Política

Especialistas divergem sobre atuação do Incra em regularização fundiária na Amazônia

Audiência pública no Senado discute proposta que transfere para a Justiça a responsabilidade pela regularização fundiária na Amazônia Legal, gerando preocupações sobre impactos, agilidade e acesso da população.

09/12/2025
Especialistas divergem sobre atuação do Incra em regularização fundiária na Amazônia
O debate foi promovido pela Comissão de Agricultura e Reforma Agrária (CRA) do Senado Fonte: Agência Senado - Foto: Jefferson Rudy/Agência Senado Fonte: Agência Senado

Em audiência pública realizada nesta terça-feira (9) pela Comissão de Agricultura e Reforma Agrária (CRA) do Senado, especialistas demonstraram preocupação com o projeto de lei (PL 4.718/2020), de autoria do senador Marcos Rogério (PL-RO), que propõe transferir à Justiça a responsabilidade pela regularização fundiária na Amazônia Legal, atualmente atribuída ao Instituto Nacional de Colonização e Reforma Agrária (Incra).

O projeto permite que ocupantes de áreas rurais da União na Amazônia Legal solicitem a regularização por meio de processo judicial. A audiência foi solicitada pelo senador Beto Faro (PT-PA), defensor da manutenção do Incra nesses processos.
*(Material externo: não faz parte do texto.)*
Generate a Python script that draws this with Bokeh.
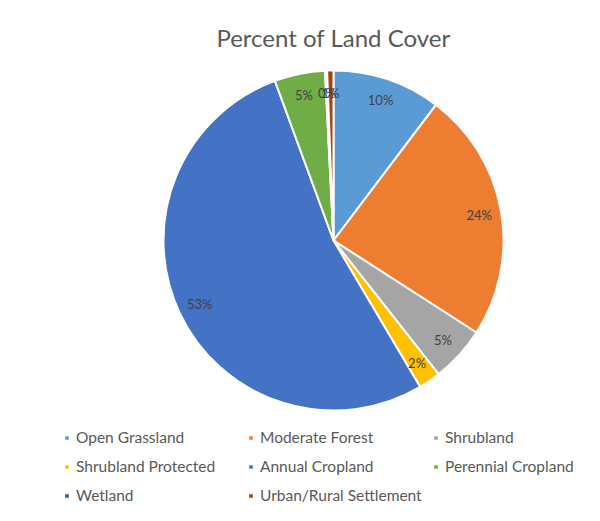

Carlos Gondim, consultor jurídico do Ministério do Desenvolvimento Agrário e Agricultura Familiar, destacou que a proposta transfere ao Judiciário uma atribuição típica do Executivo, o que poderia atrasar a regularização e comprometer o combate à grilagem de terras. “A solução para agilizar a regularização fundiária é fortalecer o Incra, com mais servidores e recursos de tecnologia”, afirmou.

Por outro lado, Érico Melo Goulart, assessor técnico da Confederação da Agricultura e Pecuária do Brasil (CNA), argumentou que o projeto oferece uma alternativa importante para superar a morosidade do Estado. “Há muitos pedidos de regularização no Incra há muitos anos e isso não avança”, ressaltou.

Júnior Divino Fideles, adjunto do Advogado-Geral da União (AGU), ponderou que é preciso avaliar se a transferência para a Justiça trará a agilidade desejada, lembrando que a tendência mundial é evitar a judicialização excessiva. “Há quase dois séculos que não conseguimos ordenar adequadamente o nosso território e nem dar uma destinação segura às terras públicas”, afirmou.

Daniela Ferreira dos Reis, do Ministério da Justiça e Segurança Pública, alertou para a dificuldade de acesso da população ao Judiciário na região amazônica e destacou que o Incra possui o melhor adensamento técnico, base de dados e governança para tratar do tema. “A judicialização vai gerar um abarrotamento dos processos”, enfatizou.

Michel François Drizul Havrenne, representante do Ministério Público Federal (MPF), ressaltou que a regularização fundiária é uma das mais importantes políticas públicas do país e sugeriu que o pedido judicial só ocorra após esgotada a via administrativa pelo Incra. Ele também defendeu que o MPF seja sempre ouvido nos processos e manifestou preocupação com a possibilidade de a Justiça Estadual atuar em questões fundiárias, o que considerou inconstitucional.

Marcos Kaingang, secretário nacional de Direitos Territoriais Indígenas do Ministério dos Povos Indígenas, pediu atenção especial à situação das terras indígenas no processo de regularização. Marcelo Mateus Trevisan, do Ministério do Meio Ambiente e Mudança do Clima, também participou da audiência.

O senador Beto Faro reiterou a urgência do tema para a região amazônica e defendeu uma discussão aprofundada nas comissões do Senado antes da votação. Segundo ele, após tramitar pela CRA, o projeto será analisado pela Comissão de Constituição e Justiça (CCJ), com decisão terminativa. Caso aprovado, seguirá diretamente para a Câmara dos Deputados, sem passar pelo Plenário do Senado, salvo recurso.

O senador Hamilton Mourão (Republicanos-RS) reconheceu a complexidade da regularização fundiária no Brasil, ressaltando as dificuldades históricas para identificar terras públicas e privadas, mas destacou esforços dos governos ao longo dos anos para avançar na questão.